Parent partnerships are an integral part of a child’s success and growth in school. Understandably, it can be difficult if not overwhelming to determine how to support children when they come home from school needing help, encouragement or celebration. To assist parents in this partnership, Classrooms First has designed a parent resources website aligned to support and illuminate the Math Curriculum. Parents can access parent tip sheets, worked out homework examples and the student Ebook. The website also provides family math games and vetted IPad apps aligned with Eureka Math and the Common Core Math Standards. Videos with worked out homework and problem set questions are available for parents along with homework helper worksheets that support parents as they ask higher level questions when working with their children. Math parent nights provide explanations and overviews of these useful tools, while parent/child nights within the Kids Can Code and Kids Can Engineer Series, further support math applications through parent partnerships.
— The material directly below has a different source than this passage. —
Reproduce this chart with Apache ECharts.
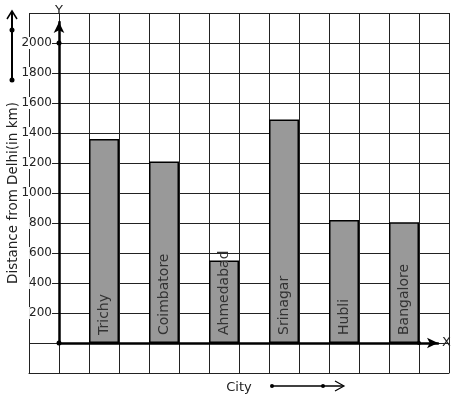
<!DOCTYPE html>
<html>
<head>
<meta charset="utf-8">
<script src="https://cdn.jsdelivr.net/npm/echarts@6/dist/echarts.min.js"></script>
<style>
  html, body { margin: 0; padding: 0; background: #fff; }
  #main { width: 457px; height: 399px; }
</style>
</head>
<body>
<div id="main"></div>
<script>
var cities = ['Trichy', 'Coimbatore', 'Ahmedabad', 'Srinagar', 'Hubli', 'Bangalore'];
var distances = [1360, 1210, 550, 1490, 820, 805];
var yTicks = [200, 400, 600, 800, 1000, 1200, 1400, 1600, 1800, 2000];

// graph paper: 14 columns, a city in every second one starting at column 2
var slots = [];
var slotValues = [];
for (var i = 0; i < 14; i++) {
  var k = (i - 2) / 2;
  if (i >= 2 && i % 2 === 0 && k < cities.length) {
    slots.push(cities[k]);
    slotValues.push(distances[k]);
  } else {
    slots.push(' ' + i);
    slotValues.push(null);
  }
}

var dom = document.getElementById('main');
var myChart = echarts.init(dom, null, { renderer: 'canvas' });
var font = 'DejaVu Sans';
var gridLine = { show: true, lineStyle: { color: '#222', width: 1, type: 'solid' } };

var option = {
  animation: false,
  textStyle: { fontFamily: font },
  grid: [
    { left: 29, right: 8, top: 13, bottom: 26, containLabel: false, outerBoundsMode: 'none' },
    { left: 59, right: 19, top: 22, bottom: 56, containLabel: false, outerBoundsMode: 'none' }
  ],
  xAxis: [
    {
      gridIndex: 0,
      type: 'category',
      data: slots,
      boundaryGap: true,
      axisLine: { show: true, onZero: false, lineStyle: { color: '#222', width: 1 } },
      axisTick: { show: false },
      axisLabel: { show: false },
      splitLine: { show: true, interval: 0, lineStyle: { color: '#222', width: 1 } },
      name: 'City',
      nameLocation: 'middle',
      nameGap: 8,
      nameTextStyle: { fontSize: 13, color: '#222', fontFamily: font, verticalAlign: 'top' }
    },
    {
      gridIndex: 1,
      type: 'value',
      min: 0,
      max: 1,
      z: 10,
      axisLine: { show: true, onZero: false, symbol: ['none', 'arrow'], symbolSize: [8, 11], lineStyle: { color: '#000', width: 2.5 } },
      axisTick: { show: false },
      axisLabel: { show: false },
      splitLine: { show: false },
      name: 'X',
      nameLocation: 'end',
      nameGap: 4,
      nameTextStyle: { fontSize: 13, color: '#222', fontFamily: font }
    }
  ],
  yAxis: [
    {
      gridIndex: 0,
      type: 'value',
      min: -200,
      max: 2200,
      interval: 200,
      offset: -30,
      axisLine: { show: false },
      axisTick: { show: false },
      axisLabel: {
        margin: 7,
        fontSize: 12,
        color: '#222',
        fontFamily: font,
        backgroundColor: '#fff',
        formatter: function (v) { return yTicks.indexOf(v) >= 0 ? String(v) : ''; }
      },
      splitLine: gridLine,
      name: 'Distance from Delhi(in km)',
      nameLocation: 'middle',
      nameRotate: 90,
      nameGap: 39,
      nameMoveOverlap: false,
      nameTextStyle: { fontSize: 13.5, color: '#222', fontFamily: font }
    },
    {
      gridIndex: 1,
      type: 'value',
      min: 0,
      max: 1,
      z: 10,
      axisLine: { show: true, onZero: false, symbol: ['none', 'arrow'], symbolSize: [8, 11], lineStyle: { color: '#000', width: 2.5 } },
      axisTick: { show: false },
      axisLabel: { show: false },
      splitLine: { show: false },
      name: 'Y',
      nameLocation: 'end',
      nameGap: 5,
      nameTextStyle: { fontSize: 13, color: '#222', fontFamily: font }
    }
  ],
  series: [
    {
      type: 'bar',
      xAxisIndex: 0,
      yAxisIndex: 0,
      data: slotValues,
      barWidth: '100%',
      itemStyle: { color: '#999999', borderColor: '#000', borderWidth: 1.5 },
      label: {
        show: true,
        position: 'insideBottom',
        rotate: 90,
        align: 'left',
        verticalAlign: 'middle',
        distance: 8,
        fontSize: 14,
        color: '#333',
        fontFamily: font,
        formatter: '{b}'
      }
    }
  ],
  graphic: [
    // decorative arrow at top left
    { type: 'line', shape: { x1: 12, y1: 80, x2: 12, y2: 12 }, style: { stroke: '#000', lineWidth: 2 } },
    { type: 'polyline', shape: { points: [[7, 19], [12, 11], [17, 19]] }, style: { stroke: '#000', lineWidth: 1.5, fill: null } },
    { type: 'circle', shape: { cx: 12, cy: 30, r: 2.5 }, style: { fill: '#000' } },
    { type: 'circle', shape: { cx: 12, cy: 80, r: 2.5 }, style: { fill: '#000' } },
    // arrow next to "City"
    { type: 'line', shape: { x1: 272, y1: 386, x2: 343, y2: 386 }, style: { stroke: '#000', lineWidth: 1.5 } },
    { type: 'polyline', shape: { points: [[335, 381], [344, 386], [335, 391]] }, style: { stroke: '#000', lineWidth: 1.2, fill: null } },
    { type: 'circle', shape: { cx: 272, cy: 386, r: 2 }, style: { fill: '#000' } },
    { type: 'circle', shape: { cx: 323, cy: 386, r: 2 }, style: { fill: '#000' } },
    // dots on the axes
    { type: 'circle', z: 20, shape: { cx: 59, cy: 343, r: 2.5 }, style: { fill: '#000' } },
    { type: 'circle', z: 20, shape: { cx: 59, cy: 43, r: 2.5 }, style: { fill: '#000' } },
    { type: 'circle', z: 20, shape: { cx: 419, cy: 343, r: 2 }, style: { fill: '#000' } }
  ]
};

if (option && typeof option === 'object') {
  myChart.setOption(option);
}

window.addEventListener('resize', myChart.resize);
</script>
</body>
</html>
As Classrooms First members District 219, 69 and 67 move forward in year one of the new math curriculum, professional development, common formative assessments and parent partnerships, the foundation has been set for future success and mastery of the more rigorous standards set forth in the common core. PARCC has stated that “The new assessments serve as an “educational GPS system,” assess students’ current performance, and point the way to what students need to learn by graduation so they are ready for college and/or a career.” The goal of Classrooms First mirrors this intent. The partnership provides a venue for solid collaboration while providing both immediate and long term strategies and plans to achieve unprecedented levels of student growth and success. All students will have the opportunity to be high school, college and workplace ready!